Pakistan presumably sought to prioritise geo-economic engagement with the CARs for several pragmatic reasons. Firstly, Pakistan is the most important stakeholder in Afghanistan. Secondly, it aims to connect more closely with the broader region after the war inevitably ends through the trilateral Pakistan-Afghanistan-Uzbekistan (PAKAFUZ) railway that was agreed upon in February. Thirdly, this will open up a potential market of $90 billion. Fourthly, improved trade ties between Central and South Asia via PAKAFUZ will strengthen the Economic Cooperation Organization (ECO) that Pakistan and the CARs participate in. Fifthly, the end effect is intended to be that this platform and its many members become more important to the global economy.
To these ends, Pakistan is positioning itself as the convergence point of all relevant Great Powers’ geo-economic interests in Central and South Asia. CPEC institutionalized Chinese-Pakistani economic relations, while PAKAFUZ will provide a springboard for Russia to enhance its economic engagement with South Asia the same as the US can utilize this infrastructure project through the recently established “New Quad” to more effectively engage with Afghanistan and the CARs. With such important stakeholders in its success, Pakistan hopes that these Great Powers would collectively ensure that no hostile third party such as India succeeds in destabilizing it anytime in the future otherwise their own investments would be threatened too.
PAKAFUZ isn’t exclusive to facilitating Pakistani, American, and Russian regional connectivity plans but can also of course be used by other countries as well. This could prospectively see some of Pakistan’s closest partners in the D-8 and OIC with whom it has preferential trade deals according to Mr. Dawood investing more in the country in order to take advantage of this trans-regional connectivity project. All of this sounds promising on paper but might be hindered by domestic factors related to bureaucracy and the financial challenges posed by the FATF. That’s why it’s so important that the present government continues its reforms and is able to achieve tangible dividends in these respects. At all costs, Pakistan must improve its ease of doing business for everyone.
The Silk Road Reconnect Policy (SRRP), which is what Mr. Dawood termed Pakistan’s Central Asian outreaches, can be considered a proof of concept that the country’s larger CPEC+ vision can succeed. If Pakistan is able to pull this off, then it’ll vastly improve the odds that the other CPEC+ corridors to West Asia (W-CPEC+) and Africa (S-CPEC+) can eventually enter into service too. Right now Pakistan has an unprecedented opportunity to prove the viability of these visions through the SRRP because PAKAFUZ is literally the only reliable means for the rest of the world to economically engage with the CARs. This will therefore bring global attention to Pakistan’s geo-economic grand strategy and hopefully result in positively reshaping everyone’s perceptions about it with time.

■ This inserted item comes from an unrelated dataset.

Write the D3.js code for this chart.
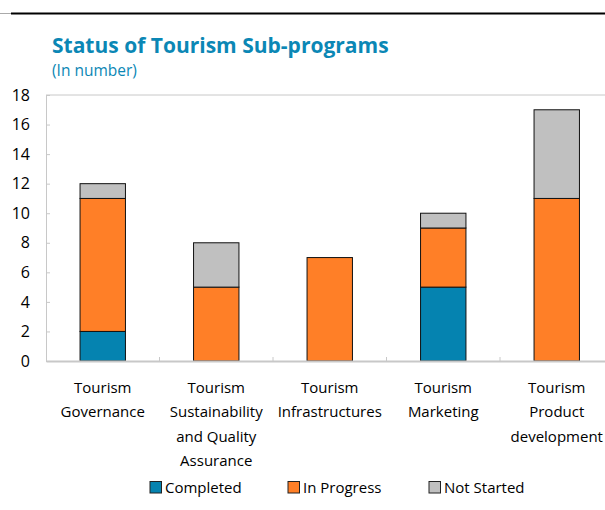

Most immediately, the international community can see that Pakistan is facilitating global efforts to contribute to Afghanistan’s socio-economic reconstruction through new investments and more trade. This will become all the more likely if it can clinch the preferential trade deals with its PAKAFUZ partners that Mr. Dawood mentioned in his interview. Instead of being wrongly blamed for Afghanistan’s instability, Pakistan would rightly be credited with improving its neighbour’s stability and the standard of living for its citizens. As more countries begin to profit from PAKAFUZ, they’ll have Pakistan to thank for making it possible. New partnerships can then be established and previously unexplored trade opportunities can flourish if Pakistan succeeds with its SRRP.